▶ _SET EXERCISE_
Print the material below exactly as it stands, please, from its first line to the line holding "MSIZES = [5.0, 4.2, 5.6]", with no pictures.

▶ _MATERIAL_
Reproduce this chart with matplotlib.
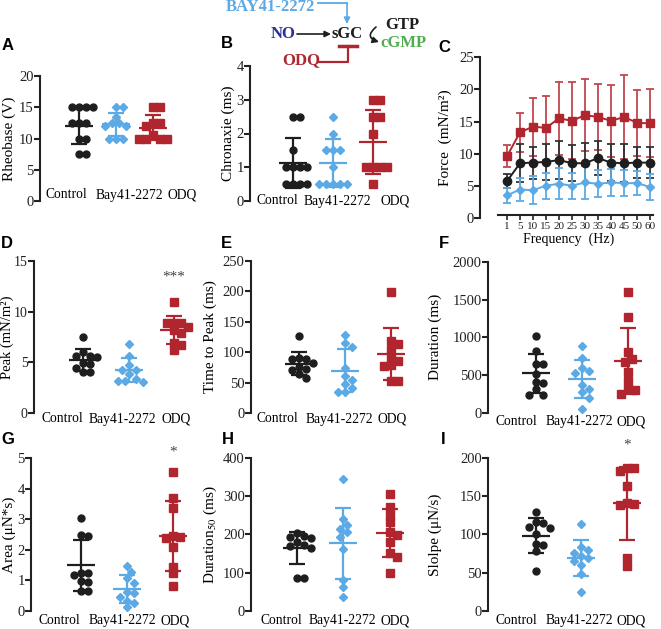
import matplotlib
matplotlib.use("Agg")
import matplotlib.pyplot as plt
import numpy as np
from matplotlib.lines import Line2D
from matplotlib.patches import FancyArrowPatch

plt.rcParams["font.family"] = ["Liberation Serif", "DejaVu Serif"]
plt.rcParams["mathtext.fontset"] = "stix"

W, H = 661, 629
BLACK, BLUE, RED = "#1e1e1e", "#5ba9e5", "#b1252e"
GREEN, NAVY = "#4fae4f", "#2b2f8f"
GROUPS = ["Control", "Bay41-2272", "ODQ"]
COLORS = [BLACK, BLUE, RED]
MARKERS = ["o", "D", "s"]
MSIZES = [5.0, 4.2, 5.6]

# ── individual values (A, B, D-I) ─────────────────────────────────
rheo_ctrl = [15, 15, 15, 15, 12.5, 12.5, 12.5, 10, 10, 7.5, 7.5]
rheo_bay = [15, 15, 13.5, 12.5, 12.5, 12, 12, 10, 10, 10]
rheo_odq = [15, 15, 12.5, 12.5, 12, 10.5, 10, 10, 10, 10]

chron_ctrl = [2.5, 2.5, 1.5, 1, 1, 1, 1, 0.5, 0.5, 0.5, 0.5]
chron_bay = [2.5, 2.0, 1.5, 1.5, 1.5, 1.0, 0.5, 0.5, 0.5, 0.5, 0.5]
chron_odq = [3, 3, 2.5, 2.5, 2, 1, 1, 1, 1, 0.5]

peak_ctrl = [7.5, 6.0, 5.6, 5.6, 5.5, 4.9, 4.8, 4.4, 4.0, 4.0]
peak_bay = [6.8, 5.6, 4.7, 4.2, 4.2, 3.8, 3.4, 3.2, 3.2, 3.1]
peak_odq = [11.0, 8.9, 8.9, 8.9, 8.5, 8.2, 7.9, 6.9, 6.7, 6.2]

ttp_ctrl = [126, 90, 88, 88, 82, 76, 72, 70, 64, 58]
ttp_bay = [128, 115, 109, 74, 61, 55, 48, 41, 34, 34]
ttp_odq = [199, 119, 114, 103, 90, 85, 79, 77, 52, 52]

dur_ctrl = [1020, 826, 646, 646, 519, 404, 396, 316, 242, 242]
dur_bay = [892, 725, 593, 549, 527, 374, 321, 272, 198, 57]
dur_odq = [1596, 1266, 800, 716, 673, 536, 426, 321, 299, 255]

area_ctrl = [3.03, 2.46, 2.49, 1.26, 1.26, 1.18, 0.96, 0.99, 0.66, 0.66]
area_bay = [1.48, 1.29, 1.07, 0.91, 0.63, 0.58, 0.45, 0.34, 0.25, 0.12]
area_odq = [4.54, 3.69, 3.36, 2.46, 2.43, 2.40, 2.09, 1.45, 1.23, 0.83]

d50_ctrl = [203, 195, 193, 190, 180, 172, 170, 165, 87, 87]
d50_bay = [344, 240, 224, 215, 205, 194, 161, 81, 63, 37]
d50_odq = [304, 272, 250, 231, 207, 198, 181, 152, 142, 98]

slope_ctrl = [129, 116, 115, 110, 108, 100, 88, 86, 78, 52]
slope_bay = [113, 83, 80, 76, 72, 69, 65, 60, 48, 25]
slope_odq = [187, 186, 182, 163, 141, 140, 138, 69, 59]

# ── C: force-frequency (mean, SD) ─────────────────────────────────
freq = ["1", "5", "10", "15", "20", "25", "30", "35", "40", "45", "50", "60"]
force_odq = [9.6, 13.3, 14.2, 14.0, 15.5, 15.1, 16.0, 15.7, 15.1, 15.7, 14.8, 14.7]
force_odq_sd = [1.7, 3.1, 4.5, 5.0, 5.7, 6.0, 5.6, 5.1, 5.6, 6.5, 5.1, 5.3]
force_ctrl = [5.7, 8.5, 8.6, 8.7, 9.0, 8.5, 8.5, 9.3, 8.6, 8.5, 8.6, 8.6]
force_ctrl_sd = [1.1, 3.0, 2.5, 2.8, 3.0, 2.8, 3.1, 2.7, 2.9, 3.0, 2.4, 2.4]
force_bay = [3.5, 4.4, 4.3, 5.0, 5.3, 5.0, 5.5, 5.3, 5.5, 5.4, 5.4, 4.8]
force_bay_sd = [1.2, 1.8, 2.2, 2.0, 2.4, 2.0, 2.6, 2.1, 2.1, 2.0, 1.9, 2.0]

fig = plt.figure(figsize=(W / 100, H / 100), dpi=100)


def px_ax(left, top, right, bottom):
    return fig.add_axes([left / W, 1 - bottom / H, (right - left) / W, (bottom - top) / H])


def ftext(x, y, s, **kw):
    kw.setdefault("ha", "center")
    kw.setdefault("va", "center")
    return fig.text(x / W, 1 - y / H, s, **kw)


def swarm(vals, ppy, d=7.0):
    # greedy beeswarm in pixel units
    order = np.argsort(-vals)
    placed, offs = [], np.zeros(len(vals))
    cands = [0.0] + [s * k * 0.5 * d for k in range(1, 12) for s in (1, -1)]
    for i in order:
        y = vals[i] * ppy
        for c in cands:
            if all((c - px) ** 2 + (y - py) ** 2 >= (0.95 * d) ** 2 for px, py in placed):
                break
        placed.append((c, y))
        offs[i] = c
    return offs


def style_y(ax, ymax, ystep, tsize=10.5):
    for s in ["top", "right", "bottom"]:
        ax.spines[s].set_visible(False)
    ax.spines["left"].set_linewidth(1.5)
    ax.spines["left"].set_color("#222222")
    ax.set_yticks(np.arange(0, ymax + ystep / 2, ystep))
    ax.tick_params(axis="y", direction="out", length=4, width=1.5, labelsize=tsize, pad=0.5, colors="#222222")


def dot_panel(letter, let_xy, box, x0, dx, ymax, ystep, ylabel, ylab_x, groups, lab_xs, lab_y,
              star=None, ylab_size=11, tsize=10.5):
    left, top, right, bottom = box
    ax = px_ax(*box)
    ax.set_xlim((left - x0) / dx, (right - x0) / dx)
    ax.set_ylim(0, ymax)
    ppy = (bottom - top) / ymax
    for i, (vals, color, marker, ms) in enumerate(zip(groups, COLORS, MARKERS, MSIZES)):
        vals = np.asarray(vals, float)
        xs = i + swarm(vals, ppy) / dx
        ax.plot(xs, vals, ls="none", marker=marker, ms=ms, color=color, mec=color, clip_on=False, zorder=2)
        m, s = vals.mean(), vals.std(ddof=1)
        ax.hlines(m, i - 14 / dx, i + 14 / dx, color=color, lw=1.6, zorder=3)
        ax.errorbar(i, m, yerr=s, fmt="none", ecolor=color, elinewidth=1.6, capsize=5.5, capthick=1.6, zorder=3)
    style_y(ax, ymax, ystep, tsize)
    ax.set_xticks([])
    ax.set_ylabel(ylabel, fontsize=ylab_size)
    ax.yaxis.set_label_coords((ylab_x - left) / (right - left), 0.5)
    for name, lx in zip(GROUPS, lab_xs):
        ftext(lx, lab_y, name, fontsize=9.8)
    if star is not None:
        ax.text(2, star[1], star[0], ha="center", va="center", fontsize=11, color="#444444")
    ftext(*let_xy, letter, family="Liberation Sans", fontweight="bold", fontsize=12)
    return ax


# A
dot_panel("A", (8, 46), (40, 76, 205, 201), 79, 37, 20, 5, "Rheobase (V)", 16,
          [rheo_ctrl, rheo_bay, rheo_odq], [66.5, 129.5, 182], 195)
# B
dot_panel("B", (227, 43), (250, 66, 425, 201), 293, 40, 4, 1, "Chronaxie (ms)", 235,
          [chron_ctrl, chron_bay, chron_odq], [277, 337, 395], 201)
# D
dot_panel("D", (7, 243), (34, 261, 210, 413), 83, 45.5, 15, 5, "Peak (mN/m²)", 14.5,
          [peak_ctrl, peak_bay, peak_odq], [62.5, 122.5, 176], 419, star=("***", 13.4),
          ylab_size=10.5, tsize=10)
# E
dot_panel("E", (226, 243), (250.7, 261, 440, 413), 299, 46, 250, 50, "Time to Peak (ms)", 217,
          [ttp_ctrl, ttp_bay, ttp_odq], [277, 339, 392], 419)
# F
dot_panel("F", (444, 244), (488, 261.7, 658, 413), 536, 46, 2000, 500, "Duration (ms)", 442,
          [dur_ctrl, dur_bay, dur_odq], [516, 579, 631], 421.7)
# G
dot_panel("G", (8, 440), (31, 458.3, 205, 611), 81, 46, 5, 1, "Area (μN*s)", 16,
          [area_ctrl, area_bay, area_odq], [59, 122, 175], 620.7, star=("*", 5.2))
# H
dot_panel("H", (228, 440), (251, 457.7, 430, 611), 296.7, 46.6, 400, 100, "Duration$_{50}$ (ms)", 219,
          [d50_ctrl, d50_bay, d50_odq], [281, 342, 395], 620.7)
# I
dot_panel("I", (443, 440), (488.3, 457.7, 658, 611), 535.7, 45.7, 200, 50, "Slolpe (μN/s)", 442,
          [slope_ctrl, slope_bay, slope_odq], [516, 579, 631], 620.7, star=("*", 216))

# C: force-frequency
left, top, right, bottom = 480, 57.3, 658, 217.8
axc = px_ax(left, top, right, bottom)
axc.set_xlim((left - 507) / 13, (right - 507) / 13)
axc.set_ylim(0, 25)
xc = np.arange(len(freq))
for mean, sd, color, ecol, marker, ms in [(force_odq, force_odq_sd, RED, "#c2464e", "s", 6.0),
                                          (force_ctrl, force_ctrl_sd, BLACK, "#333333", "o", 6.0),
                                          (force_bay, force_bay_sd, BLUE, BLUE, "D", 3.6)]:
    axc.errorbar(xc, mean, yerr=sd, color=color, ecolor=ecol, marker=marker, ms=ms, lw=1.4,
                 elinewidth=1.3, capsize=3, capthick=1.3, clip_on=False)
style_y(axc, 25, 5)
axc.spines["bottom"].set_visible(True)
axc.spines["bottom"].set_linewidth(1.5)
axc.spines["bottom"].set_color("#222222")
axc.spines["bottom"].set_position(("data", 0.5))
axc.spines["bottom"].set_bounds(-0.7, 11.2)
axc.set_xticks(xc, freq)
axc.tick_params(axis="x", labelsize=8, length=3.5, width=1.2, pad=2, colors="#222222")
axc.set_xlabel("Frequency  (Hz)", fontsize=10, labelpad=1)
axc.set_ylabel("Force  (mN/m²)", fontsize=11)
axc.yaxis.set_label_coords((452 - left) / (right - left), 0.5)
ftext(444, 47, "C", family="Liberation Sans", fontweight="bold", fontsize=12)

# schematic at top
bold = dict(fontweight="bold", fontsize=12)
ftext(270, 7, "BAY41-2272", color=BLUE, **bold)
ftext(283, 34, "NO", color=NAVY, **bold)
ftext(347, 34, "sGC", color=BLACK, **bold)
ftext(402, 25, "GTP", color=BLACK, **bold)
ftext(403, 43, "cGMP", color=GREEN, **bold)
ftext(301, 60, "ODQ", color=RED, **bold)


def fline(xs, ys, color, lw=1.3):
    fig.add_artist(Line2D([x / W for x in xs], [1 - y / H for y in ys], color=color, lw=lw,
                          transform=fig.transFigure))


def farrow(p0, p1, color, rad=0.0):
    fig.add_artist(FancyArrowPatch((p0[0] / W, 1 - p0[1] / H), (p1[0] / W, 1 - p1[1] / H),
                                   transform=fig.transFigure, arrowstyle="-|>", mutation_scale=9,
                                   color=color, lw=1.2, connectionstyle=f"arc3,rad={rad}",
                                   shrinkA=0, shrinkB=0))


fline([318, 347], [3, 3], BLUE)
farrow((347, 3), (347, 24), BLUE)
farrow((297, 34), (331, 34), BLACK)
farrow((376, 27), (379, 42), BLACK, rad=0.9)
fline([318, 348, 348], [62, 62, 46], RED, lw=1.6)
fline([339, 357], [46, 46], RED, lw=2.5)

fig.savefig("out.png", dpi=100)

▶ _IN RESPONSE_
Reproduce this chart with matplotlib.
import matplotlib
matplotlib.use("Agg")
import matplotlib.pyplot as plt
import numpy as np
from matplotlib.lines import Line2D
from matplotlib.patches import FancyArrowPatch

plt.rcParams["font.family"] = ["Liberation Serif", "DejaVu Serif"]
plt.rcParams["mathtext.fontset"] = "stix"

W, H = 661, 629
BLACK, BLUE, RED = "#1e1e1e", "#5ba9e5", "#b1252e"
GREEN, NAVY = "#4fae4f", "#2b2f8f"
GROUPS = ["Control", "Bay41-2272", "ODQ"]
COLORS = [BLACK, BLUE, RED]
MARKERS = ["o", "D", "s"]
MSIZES = [5.0, 4.2, 5.6]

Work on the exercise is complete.